예시 ( Normal distn의 평균 & 분산을 모델)
- \(q_{\phi}(z \mid x) \sim N(\mu(x ; \phi), \Sigma(x ; \phi))\).
- \(g_{\phi}(\epsilon, x)=\mu(x ; \phi)+e \sqrt{\Sigma(x ; \phi)}, e \sim N(0,1)\).
- \(\mu_{i}(x ; \phi)=N N_{i}^{\mu}\left(x \mid E ; \phi_{i}^{\mu}\right)\) .
- \(\Sigma_{i}(x ; \phi)=N N_{i}^{\Sigma}\left(x \mid E ; \phi_{i}^{\Sigma}\right)\).
계산 방법 ( Monte Carlo Sampling 통해 )
-
여러 개의 noise를 샘플링해서 expectation값을 근사한다.
- \(\mathbb{E}_{q_{\phi}(z \mid x)}[f(z)]=\mathbb{E}_{p(\epsilon)}\left[f\left(g_{\phi}(\epsilon, x)\right)\right] \approx \frac{1}{D} \sum_{d=1}^{D} f\left(g_{\phi}\left(\epsilon^{(d)}, x\right)\right)\),
- where \(\epsilon^{(d)} \sim p(\epsilon)\)
- 이것을, ELBO 식에 적용할 경우…
- \(\tilde{\mathcal{L}}=\frac{1}{D} \sum_{d=1}^{D}\left(\log p_{\theta}\left(x \mid z^{(d)}\right)\right)-D_{K L}\left(q_{\phi}(z \mid x) \mid \mid p_{\theta}(z)\right)\),
- where \(z^{(d)}=g_{\phi}\left(\epsilon^{(d)}, x^{(d)}\right)\) and \(\epsilon^{(d)} \sim p(\epsilon)\)
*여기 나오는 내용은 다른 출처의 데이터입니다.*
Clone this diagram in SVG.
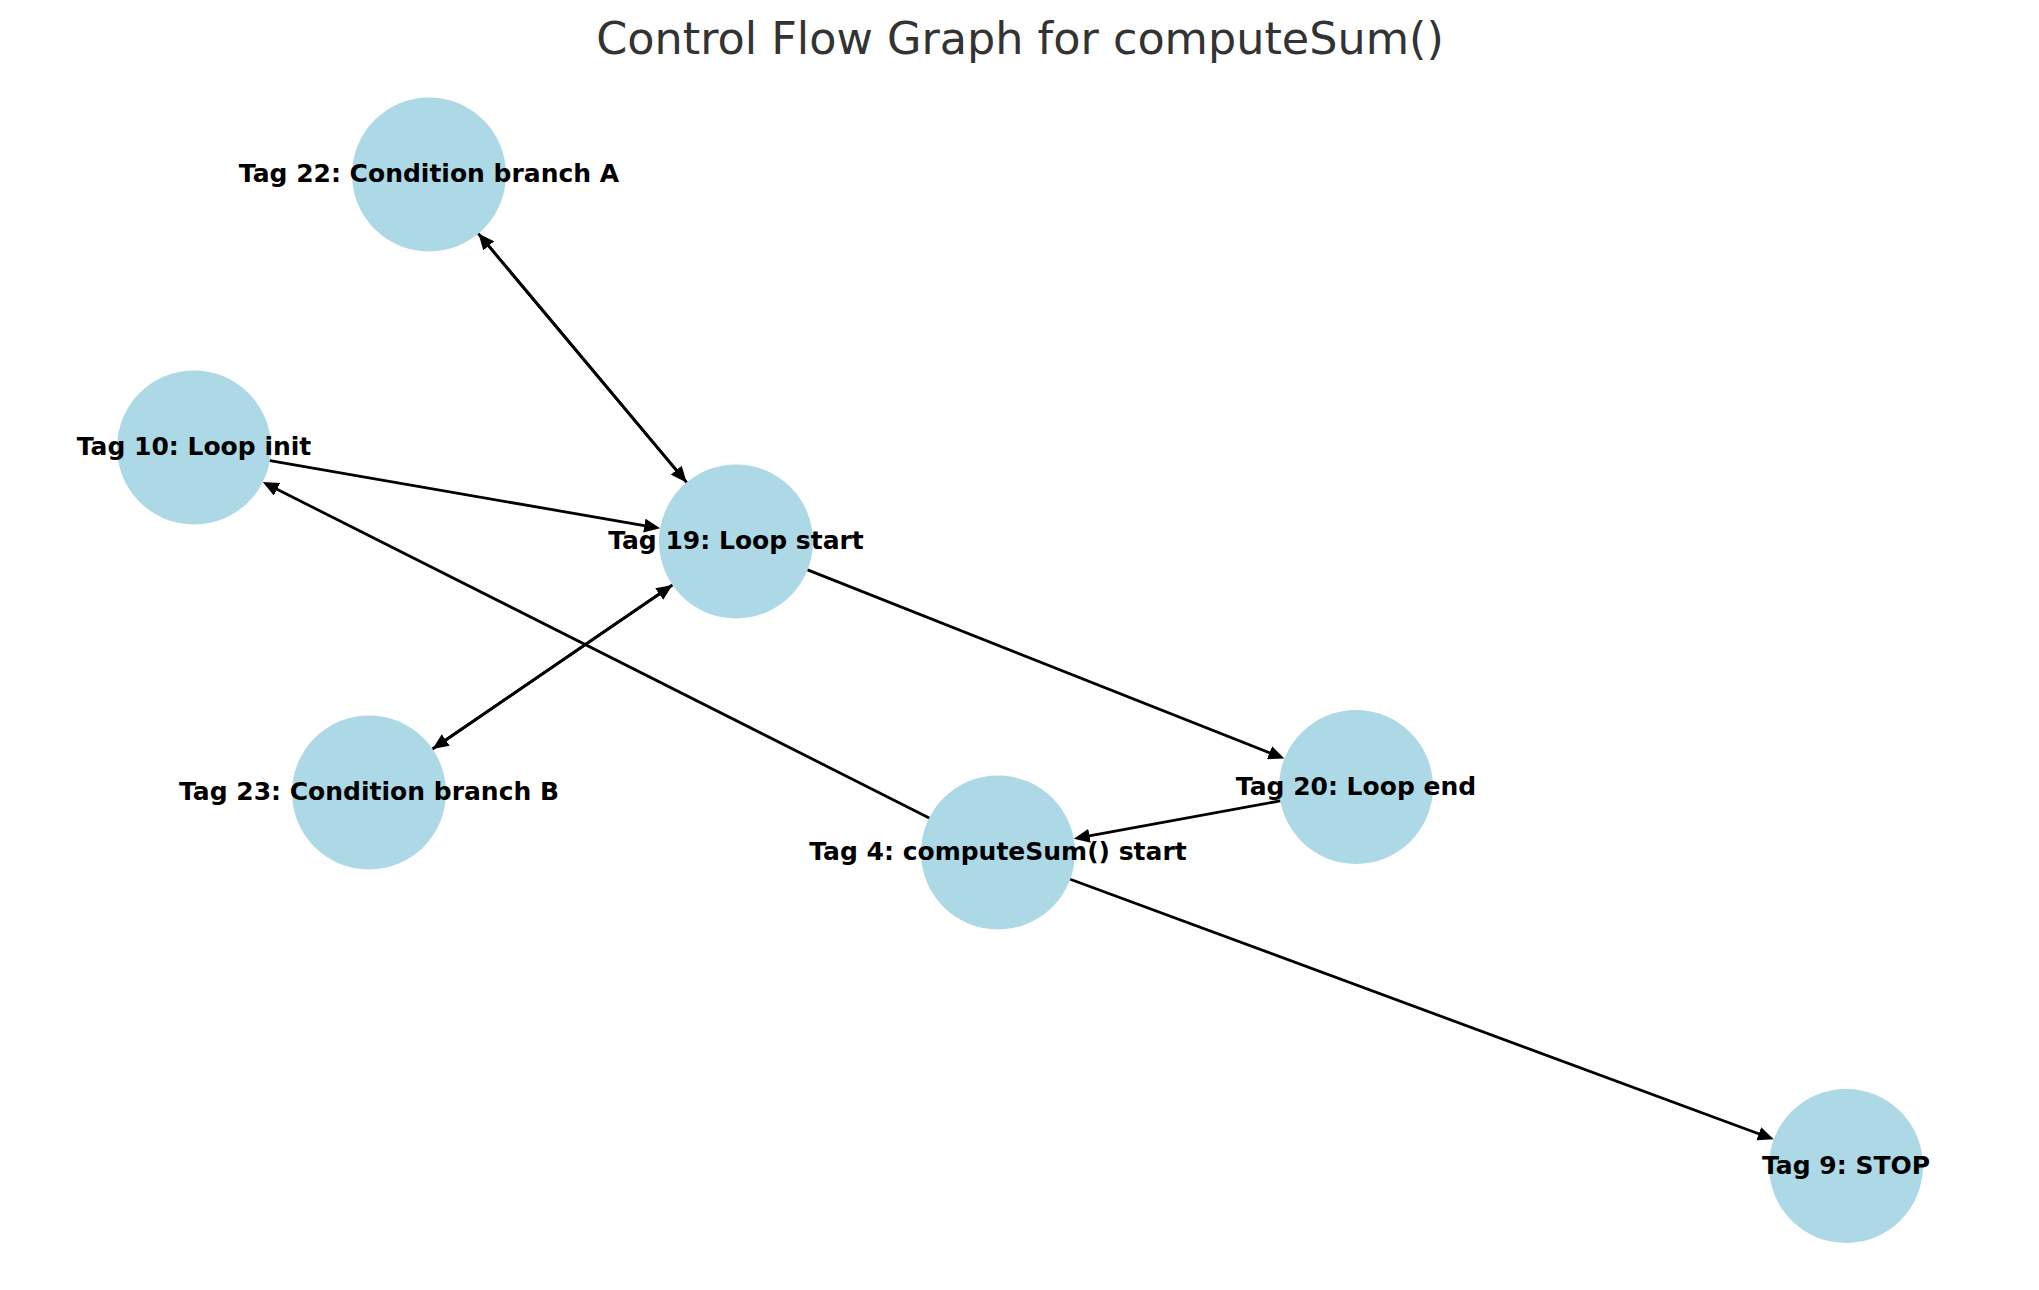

- \(\tilde{\mathcal{L}}=\frac{1}{D} \sum_{d=1}^{D}\left(\log p_{\theta}\left(x \mid z^{(d)}\right)\right)-D_{K L}\left(q_{\phi}(z \mid x) \mid \mid p_{\theta}(z)\right)\),
4. ELBO of Gaussian VAE
ELBO : \(\mathcal{L}=-D_{K L}\left(q_{\phi}(H \mid E) \mid \mid p_{\theta}(H)\right)+\mathbb{E}_{q_{\phi}(H \mid E)}\left[\log p_{\theta}(E \mid H)\right]\).
ELBO = TERM 1 + TERM 2
- TERM 1 : KL-divergence
- TERM 2 : Expectation
VAE의 variational distribution을 Gaussian으로 모델링해보자
( 즉, \(\mu\) & \(\Sigma\) 를 추정하는 상황을 가정하자. )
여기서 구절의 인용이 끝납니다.